Friday, November 18, 2011

Gratitude, and getting free

Girlfriend, I'm writing to you this morning. Because you are always there for me. I'm kind of choked up. Sister, you don't care what kind of shape I'm in. You take me as I am.

I don't know, Girlfriend, if I could make it without you. Yes, I'm talking to you. I'm grateful for your love. Even if I haven't seen you in so long that it hurts. When I hear your voice, time disappears. I tell you that I love you. You tell me in so many ways.

I take things too seriously sometimes. I am 51 and phobic about readership, for example. Posting in this weirdly impersonal and highly personal way is helping me break down internal barriers. You know what I'm talking about. When I say I am still that 16 year old, I really mean it. I am still suffering from rejection that is now 35 years old.

You know the story, Sister. Even this morning I had to remember it, as I woke up wondering if you would still love me after reading these innocuous posts.

Can I forgive my Mother for reading my innocent journal back in 1976?

Can I forgive my Father for telling me that my Mother had committed suicide because she read it? Then their removing me from the family, forcing me to say goodbye "forever" to my five younger siblings, telling me they were putting me in foster care because of what I had done and written about? It's so painful to write that I'm having a hot flash.

I need to let this go.

My Mom was visiting San Francisco this year and for the first time in 35 years I wanted to talk about that painful time. She said she didn't know that my Dad had told me she'd killed herself. She forgot about his rage when I said I'd take the one-way plane ticket offer instead of foster care. She was sitting in the car when he put me in a police choke hold on the sidewalk. We were on some forgotten street in Canoga Park. He stopped choking me before I passed out. Mom said she has no recollection of any of this. That she was just so numb that it was all a blur.
 
Now that I have three kids who are all older than 16 and have all taken more drugs than I have and are sexually active and still seem extremely healthy (not in spite of but because they are experienced), I had the courage to ask my Mom, why? What had she read in my journal that upset her so much?

She said, "It was that you were not like me. I just couldn't understand how you had become that way."

At first I felt compassion for her as a parent. I understood. It's hard when you realize your kid is not like you.

Then, as the days passed and she was back home several hundred miles from here, I felt rage and sadness that her response to my difference was so violent - that even though she did not choke me, or rip me out of my home and take me to the LAPD for interrogation by my Dad's police buddies, she allowed it.

Girlfriend, you know this story. You've heard me tell it, and held me through the rage and sadness. Will you help me get over it now? I need to let it go. 35 years is long enough.

I need to forgive my Mom so I can write and feel okay about someone reading my words.

I feel like I'm getting close. I'm grateful, Girlfriend, for your loving support.

Soon I will be strong enough to forgive my Dad.

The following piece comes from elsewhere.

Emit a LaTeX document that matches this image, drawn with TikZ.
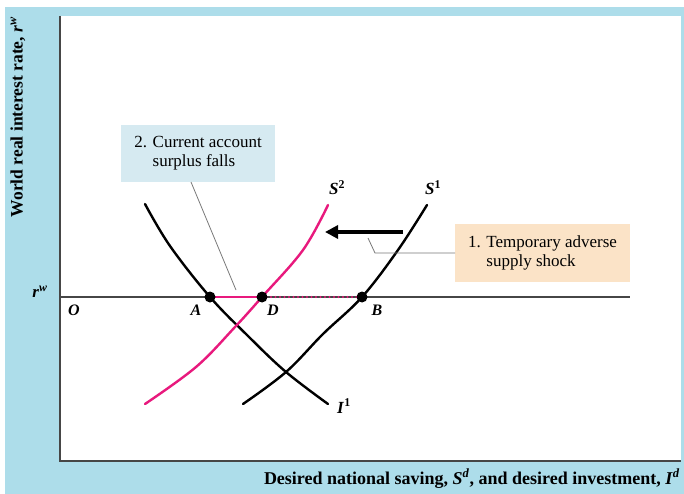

Then, maybe I will be free enough to finish my novel.





2 comments:

  1. I am waiting to read your memoir, seriously. I have been reading a series of memoirs, not of famous individuals, but people making sense of what is dished up. (Most recently "Live through This" written by a mother who's two young teenage daughters run away from home and disappeared into the streets for a number of years.

    My realization with family is that we hang this tags on everyone based on structure/birth order not how the roles play out. I realized this when I saw that my youngest son was actually the rock solid oldest son, my sister the parent to my proud and angry father. It helped me to really see my family.